Ok, my bad for suggesting those comments, I didn't realize the
consequences of making anything into a stable ABI. Let's not add any
comments, we don't need that.

I think we should just come to terms that for some architectures this
syscall argument access won't work at least for some architectures
without CO-RE. For uniformity let's still have those
PT_REGS_PARM1_SYSCALL macro defined, but we should use
__bpf_unreachable or something like that to make sure it won't compile
if someone tries to use it.

But it's an entirely different story for CORE variants and there (as I
explained on one of the previous patches) we can fabricate our own
definitions of pt_regs (architecture specific, using CO-RE struct
flavors) without any unnecessary assumptions about which include
headers the user is going to use.

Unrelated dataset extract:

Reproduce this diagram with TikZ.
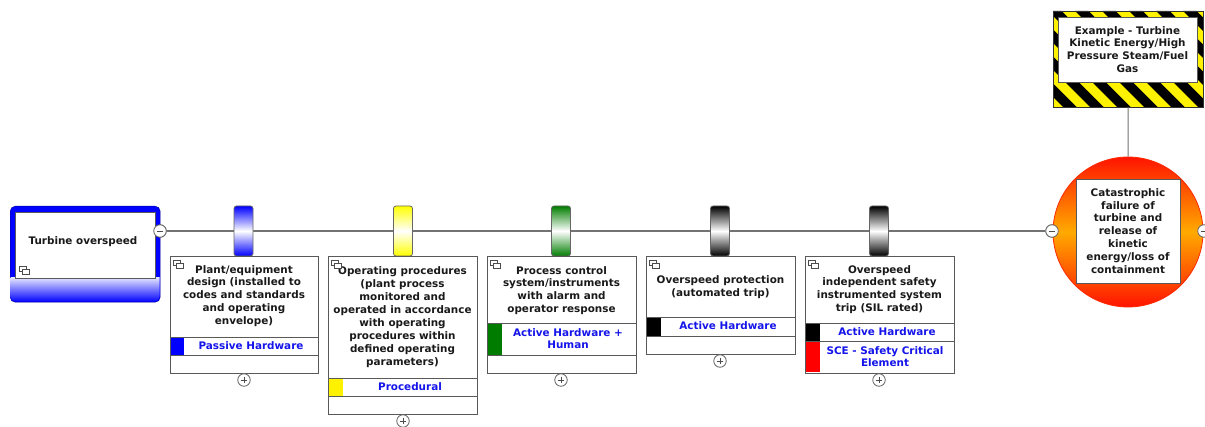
\documentclass[tikz,border=0pt]{standalone}
\usepackage{fontspec}
\setmainfont{DejaVu Sans}
\definecolor{lblue}{RGB}{20,20,235}
\definecolor{dgreen}{RGB}{0,125,0}
\definecolor{evred}{RGB}{255,20,0}
\definecolor{evorange}{RGB}{255,170,0}
\tikzset{
  frame/.style={draw=black!65, line width=0.9pt, fill=white, inner sep=0pt},
  ttl/.style={font=\bfseries\fontsize{10.4}{12.9}\selectfont, align=center, inner sep=0pt, text=black!90},
  lbl/.style={font=\bfseries\fontsize{10.4}{12.2}\selectfont, align=center, inner sep=0pt, text=lblue},
  rowline/.style={draw=black!65, line width=0.9pt},
  mainline/.style={draw=black!55, line width=1.1pt},
  tabbox/.style={draw=black!60, line width=0.8pt, rounded corners=2.5pt, minimum width=19pt, minimum height=50pt, inner sep=0pt},
  signnode/.style={circle, draw=black!60, fill=white, minimum size=12.5pt, inner sep=0pt, line width=0.8pt},
  minusnode/.style={signnode, path picture={\draw[black!70, line width=0.9pt] ([xshift=2.8pt]path picture bounding box.west) -- ([xshift=-2.8pt]path picture bounding box.east);}},
  plusnode/.style={signnode, path picture={\draw[black!70, line width=0.9pt] ([xshift=2.8pt]path picture bounding box.west) -- ([xshift=-2.8pt]path picture bounding box.east); \draw[black!70, line width=0.9pt] ([yshift=-2.8pt]path picture bounding box.north) -- ([yshift=2.8pt]path picture bounding box.south);}},
  dbl/.pic={\draw[black!70, line width=0.6pt, fill=white] (0,0) rectangle (7,5); \draw[black!70, line width=0.6pt, fill=white] (3,3) rectangle (10,8);}
}
\begin{document}
\begin{tikzpicture}[x=1pt,y=-1pt]
\useasboundingbox (0,0) rectangle (1205,427);
\fill[white] (0,0) rectangle (1205,427);

% main line
\node[minusnode] (m1) at (160,231) {};
\node[minusnode] (m2) at (1052,231) {};
\draw[mainline] (m1) -- (m2);

% Turbine overspeed (threat)
\node[draw=blue!60!black, fill=blue, rounded corners=5pt, minimum width=150pt, minimum height=96pt, anchor=north west, inner sep=0pt] (tb) at (10,206) {};
\begin{scope}
  \clip[rounded corners=5pt] (10.5,206.5) rectangle (159.5,301.5);
  \shade[top color=blue!12, bottom color=blue] (10,278) rectangle (160,302);
\end{scope}
\node[frame, minimum width=140pt, minimum height=66pt] (tbbox) at (85,245) {};
\node[ttl] (tbt) at (83,242) {Turbine overspeed};
\pic at (19,266) {dbl};
\node[minusnode] (m1b) at (160,231) {};

% barrier tabs
\node[tabbox, top color=blue, bottom color=blue, middle color=white] (g1) at (243.5,231) {};
\node[tabbox, top color=yellow, bottom color=yellow, middle color=white] (g2) at (403,231) {};
\node[tabbox, top color=dgreen, bottom color=dgreen, middle color=white] (g3) at (561,231) {};
\node[tabbox, top color=black, bottom color=black, middle color=white] (g4) at (720,231) {};
\node[tabbox, top color=black, bottom color=black, middle color=white] (g5) at (879,231) {};

% Barrier 1
\node[frame, anchor=north west, minimum width=148pt, minimum height=117pt] (b1) at (170,256) {};
\fill[blue] (170.5,337) rectangle (184,355);
\draw[rowline] (170,337) -- (318,337);
\draw[rowline] (170,355) -- (318,355);
\node[ttl] (b1t) at (244,296) {Plant/equipment\\design (installed to\\codes and standards\\and operating\\envelope)};
\node[lbl] (b1l) at (251,345.5) {Passive Hardware};
\pic at (173,260) {dbl};
\node[plusnode] (p1) at (244,380) {};

% Barrier 2
\node[frame, anchor=north west, minimum width=149pt, minimum height=158pt] (b2) at (328,256) {};
\fill[yellow] (328.5,378) rectangle (343,396);
\draw[rowline] (328,378) -- (477,378);
\draw[rowline] (328,396) -- (477,396);
\node[ttl] (b2t) at (402.5,317) {Operating procedures\\(plant process\\monitored and\\operated in accordance\\with operating\\procedures within\\defined operating\\parameters)};
\node[lbl] (b2l) at (410,386.5) {Procedural};
\pic at (331,260) {dbl};
\node[plusnode] (p2) at (403,421) {};

% Barrier 3
\node[frame, anchor=north west, minimum width=149pt, minimum height=117pt] (b3) at (487,256) {};
\fill[dgreen] (487.5,323) rectangle (502,355);
\draw[rowline] (487,323) -- (636,323);
\draw[rowline] (487,355) -- (636,355);
\node[ttl] (b3t) at (561.5,290.5) {Process control\\system/instruments\\with alarm and\\operator response};
\node[lbl] (b3l) at (568,339) {Active Hardware +\\Human};
\pic at (490,260) {dbl};
\node[plusnode] (p3) at (561,380) {};

% Barrier 4
\node[frame, anchor=north west, minimum width=149pt, minimum height=98pt] (b4) at (646,256) {};
\fill[black] (646.5,317) rectangle (661,336);
\draw[rowline] (646,317) -- (795,317);
\draw[rowline] (646,336) -- (795,336);
\node[ttl] (b4t) at (720.5,287.5) {Overspeed protection\\(automated trip)};
\node[lbl] (b4l) at (728,325.5) {Active Hardware};
\pic at (649,260) {dbl};
\node[plusnode] (p4) at (720,361) {};

% Barrier 5
\node[frame, anchor=north west, minimum width=149pt, minimum height=117pt] (b5) at (805,256) {};
\fill[black] (805.5,323) rectangle (820,341);
\fill[red] (805.5,341) rectangle (820,372.5);
\draw[rowline] (805,323) -- (954,323);
\draw[rowline] (805,341) -- (954,341);
\node[ttl] (b5t) at (879.5,289.5) {Overspeed\\independent safety\\instrumented system\\trip (SIL rated)};
\node[lbl] (b5l) at (887,331.5) {Active Hardware};
\node[lbl] (b5s) at (885,357) {SCE - Safety Critical\\Element};
\pic at (808,260) {dbl};
\node[plusnode] (p5) at (879,380) {};

% Hazard
\node[anchor=north west, minimum width=150pt, minimum height=96pt, fill=yellow, inner sep=0pt] (hz) at (1053,11) {};
\begin{scope}
  \clip (1053,11) rectangle (1203,107);
  \foreach \i in {0,...,12} {
    \fill[black] ({940+27*\i},11) -- ({953.5+27*\i},11) -- ({1049.5+27*\i},107) -- ({1036+27*\i},107) -- cycle;
  }
\end{scope}
\draw[black!80, line width=0.9pt] (hz.north west) rectangle (hz.south east);
\node[frame, ttl, minimum width=139pt, minimum height=65pt] (hzt) at (1127.5,49.5) {Example - Turbine\\Kinetic Energy/High\\Pressure Steam/Fuel\\Gas};

% Top event
\node[circle, minimum size=150pt, inner sep=0pt, draw=evred!80!orange, line width=0.8pt, top color=evred, bottom color=evred, middle color=evorange] (ev) at (1128,232) {};
\draw[mainline] (hz) -- (ev);
\node[frame, ttl, minimum width=104pt, minimum height=104pt] (evt) at (1128,231) {Catastrophic\\failure of\\turbine and\\release of\\kinetic\\energy/loss of\\containment};
\node[minusnode] (m2b) at (1052,231) {};
\node[minusnode] (m3) at (1204,231) {};
\end{tikzpicture}
\end{document}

Hengqi's BPF_KPROBE_SYSCALL() macro
is always going to use CORE variants and will "just work"(tm).

And because this asymmetry of CORE and non-CORE PT_REGS_PARM_SYSCALL
definitions, your changes in v4 are a regression from the ones in v3
which were absolutely fine (I still don't get why you changed all of
that, I've previously landed v3, which means it was 100% acceptable as
is...), because v4 establishes more rigid relation between CORE and
non-CORE variants.

Anyways, let's get back to v3, drop UAPI changes, add struct
pt_regs__s390x and whatever fields we need, use those with
BPF_CORE_READ() and it should be ok with no ABI changes whatsoever.